• **Given exercise**
Skip pictures in the listing below; copy exactly the lines from the one with "Generate a Python" through the one with "0.064, 0.0049, 4.4e-7]", inclusive.

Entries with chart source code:
--- Begin ---
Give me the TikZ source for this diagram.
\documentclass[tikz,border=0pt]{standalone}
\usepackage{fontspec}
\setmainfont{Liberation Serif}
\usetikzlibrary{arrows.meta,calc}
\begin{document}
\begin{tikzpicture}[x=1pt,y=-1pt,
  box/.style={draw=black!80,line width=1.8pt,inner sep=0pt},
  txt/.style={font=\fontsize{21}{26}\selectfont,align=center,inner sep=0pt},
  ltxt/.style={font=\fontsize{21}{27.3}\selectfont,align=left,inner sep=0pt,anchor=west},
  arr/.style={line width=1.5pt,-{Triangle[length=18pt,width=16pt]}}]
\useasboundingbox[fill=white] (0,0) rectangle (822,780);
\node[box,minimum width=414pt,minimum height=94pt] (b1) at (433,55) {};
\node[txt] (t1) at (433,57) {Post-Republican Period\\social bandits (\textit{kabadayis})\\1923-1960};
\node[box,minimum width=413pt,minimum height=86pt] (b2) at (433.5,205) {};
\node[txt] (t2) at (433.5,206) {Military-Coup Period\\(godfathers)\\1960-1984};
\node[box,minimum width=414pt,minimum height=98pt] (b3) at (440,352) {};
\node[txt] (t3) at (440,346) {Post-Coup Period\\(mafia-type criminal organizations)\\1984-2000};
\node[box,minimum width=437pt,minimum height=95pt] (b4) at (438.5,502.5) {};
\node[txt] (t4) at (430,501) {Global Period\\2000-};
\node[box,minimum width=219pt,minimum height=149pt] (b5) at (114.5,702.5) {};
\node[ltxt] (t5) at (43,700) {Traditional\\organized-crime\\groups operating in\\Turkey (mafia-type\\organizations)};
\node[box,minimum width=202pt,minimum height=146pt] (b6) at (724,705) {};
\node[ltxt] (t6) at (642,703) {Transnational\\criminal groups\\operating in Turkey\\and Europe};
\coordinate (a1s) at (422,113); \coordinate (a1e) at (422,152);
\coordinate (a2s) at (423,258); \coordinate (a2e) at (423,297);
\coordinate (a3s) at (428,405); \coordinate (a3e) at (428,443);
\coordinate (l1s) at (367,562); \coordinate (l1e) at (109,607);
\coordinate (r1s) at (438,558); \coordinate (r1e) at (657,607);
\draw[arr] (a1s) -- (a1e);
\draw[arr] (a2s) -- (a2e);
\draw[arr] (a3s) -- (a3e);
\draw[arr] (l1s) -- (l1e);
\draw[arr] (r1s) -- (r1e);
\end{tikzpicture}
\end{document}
--- End ---
--- Begin ---
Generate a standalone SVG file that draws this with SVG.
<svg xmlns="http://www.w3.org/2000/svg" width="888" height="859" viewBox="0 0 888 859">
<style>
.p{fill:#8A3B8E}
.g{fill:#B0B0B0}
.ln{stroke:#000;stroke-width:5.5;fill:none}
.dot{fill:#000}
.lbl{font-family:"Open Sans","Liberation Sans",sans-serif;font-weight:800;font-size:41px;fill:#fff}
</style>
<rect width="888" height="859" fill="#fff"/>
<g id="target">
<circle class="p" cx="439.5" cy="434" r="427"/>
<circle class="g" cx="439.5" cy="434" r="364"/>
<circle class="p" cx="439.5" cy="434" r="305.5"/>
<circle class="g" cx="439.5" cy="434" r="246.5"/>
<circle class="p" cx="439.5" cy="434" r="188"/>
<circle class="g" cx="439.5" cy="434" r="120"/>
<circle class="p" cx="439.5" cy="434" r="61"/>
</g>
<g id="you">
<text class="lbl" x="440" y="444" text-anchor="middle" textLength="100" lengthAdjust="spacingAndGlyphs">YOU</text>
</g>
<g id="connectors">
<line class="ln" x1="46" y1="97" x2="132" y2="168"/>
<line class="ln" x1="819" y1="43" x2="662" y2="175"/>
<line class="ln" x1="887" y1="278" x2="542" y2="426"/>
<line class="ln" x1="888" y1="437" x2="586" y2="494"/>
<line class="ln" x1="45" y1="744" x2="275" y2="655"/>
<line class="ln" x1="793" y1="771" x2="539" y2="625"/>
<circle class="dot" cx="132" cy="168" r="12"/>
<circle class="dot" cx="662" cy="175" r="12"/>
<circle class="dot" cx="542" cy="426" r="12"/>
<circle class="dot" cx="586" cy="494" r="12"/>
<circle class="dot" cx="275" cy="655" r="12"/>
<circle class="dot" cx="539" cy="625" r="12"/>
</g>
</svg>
--- End ---
--- Begin ---
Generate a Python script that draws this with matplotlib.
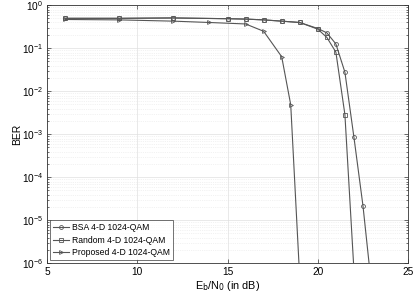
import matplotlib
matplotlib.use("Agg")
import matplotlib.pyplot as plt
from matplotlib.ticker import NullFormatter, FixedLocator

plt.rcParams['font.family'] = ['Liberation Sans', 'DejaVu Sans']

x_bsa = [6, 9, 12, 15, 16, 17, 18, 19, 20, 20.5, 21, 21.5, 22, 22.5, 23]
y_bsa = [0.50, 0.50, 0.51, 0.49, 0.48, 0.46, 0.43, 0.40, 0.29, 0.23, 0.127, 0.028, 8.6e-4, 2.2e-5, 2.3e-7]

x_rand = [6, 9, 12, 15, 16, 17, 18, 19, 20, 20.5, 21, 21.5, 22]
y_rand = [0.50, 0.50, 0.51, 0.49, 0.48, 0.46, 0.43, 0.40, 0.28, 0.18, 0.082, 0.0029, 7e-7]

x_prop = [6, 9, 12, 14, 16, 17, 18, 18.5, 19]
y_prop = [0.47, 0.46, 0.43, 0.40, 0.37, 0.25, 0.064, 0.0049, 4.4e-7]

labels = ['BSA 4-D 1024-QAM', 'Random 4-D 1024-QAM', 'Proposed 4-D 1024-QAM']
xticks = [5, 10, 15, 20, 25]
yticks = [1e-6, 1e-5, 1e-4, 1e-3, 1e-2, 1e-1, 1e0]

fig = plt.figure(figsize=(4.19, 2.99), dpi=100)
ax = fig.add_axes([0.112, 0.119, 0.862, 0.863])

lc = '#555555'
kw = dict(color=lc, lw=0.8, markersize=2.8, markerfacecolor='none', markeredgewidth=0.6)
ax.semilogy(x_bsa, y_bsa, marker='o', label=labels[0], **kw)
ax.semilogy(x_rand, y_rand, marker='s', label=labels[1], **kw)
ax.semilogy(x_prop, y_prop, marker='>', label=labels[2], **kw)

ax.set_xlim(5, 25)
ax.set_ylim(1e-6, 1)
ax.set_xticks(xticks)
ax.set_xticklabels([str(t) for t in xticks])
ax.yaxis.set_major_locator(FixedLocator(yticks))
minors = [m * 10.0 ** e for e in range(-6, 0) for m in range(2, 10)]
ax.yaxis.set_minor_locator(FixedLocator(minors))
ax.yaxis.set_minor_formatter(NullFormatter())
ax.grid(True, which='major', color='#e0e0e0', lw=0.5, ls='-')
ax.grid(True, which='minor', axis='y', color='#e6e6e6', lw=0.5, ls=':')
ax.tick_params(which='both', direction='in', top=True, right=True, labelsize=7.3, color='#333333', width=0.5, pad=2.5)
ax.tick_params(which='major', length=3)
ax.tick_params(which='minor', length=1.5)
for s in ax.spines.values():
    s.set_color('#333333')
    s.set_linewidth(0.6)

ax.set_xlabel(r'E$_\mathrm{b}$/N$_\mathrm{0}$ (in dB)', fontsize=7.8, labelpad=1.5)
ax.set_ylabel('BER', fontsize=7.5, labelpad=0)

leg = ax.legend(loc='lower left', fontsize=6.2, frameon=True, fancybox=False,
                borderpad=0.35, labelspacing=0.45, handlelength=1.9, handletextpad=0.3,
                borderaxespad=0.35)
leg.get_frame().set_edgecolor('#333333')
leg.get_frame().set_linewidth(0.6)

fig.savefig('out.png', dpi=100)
--- End ---
• **Result for this task**
Generate a Python script that draws this with matplotlib.
import matplotlib
matplotlib.use("Agg")
import matplotlib.pyplot as plt
from matplotlib.ticker import NullFormatter, FixedLocator

plt.rcParams['font.family'] = ['Liberation Sans', 'DejaVu Sans']

x_bsa = [6, 9, 12, 15, 16, 17, 18, 19, 20, 20.5, 21, 21.5, 22, 22.5, 23]
y_bsa = [0.50, 0.50, 0.51, 0.49, 0.48, 0.46, 0.43, 0.40, 0.29, 0.23, 0.127, 0.028, 8.6e-4, 2.2e-5, 2.3e-7]

x_rand = [6, 9, 12, 15, 16, 17, 18, 19, 20, 20.5, 21, 21.5, 22]
y_rand = [0.50, 0.50, 0.51, 0.49, 0.48, 0.46, 0.43, 0.40, 0.28, 0.18, 0.082, 0.0029, 7e-7]

x_prop = [6, 9, 12, 14, 16, 17, 18, 18.5, 19]
y_prop = [0.47, 0.46, 0.43, 0.40, 0.37, 0.25, 0.064, 0.0049, 4.4e-7]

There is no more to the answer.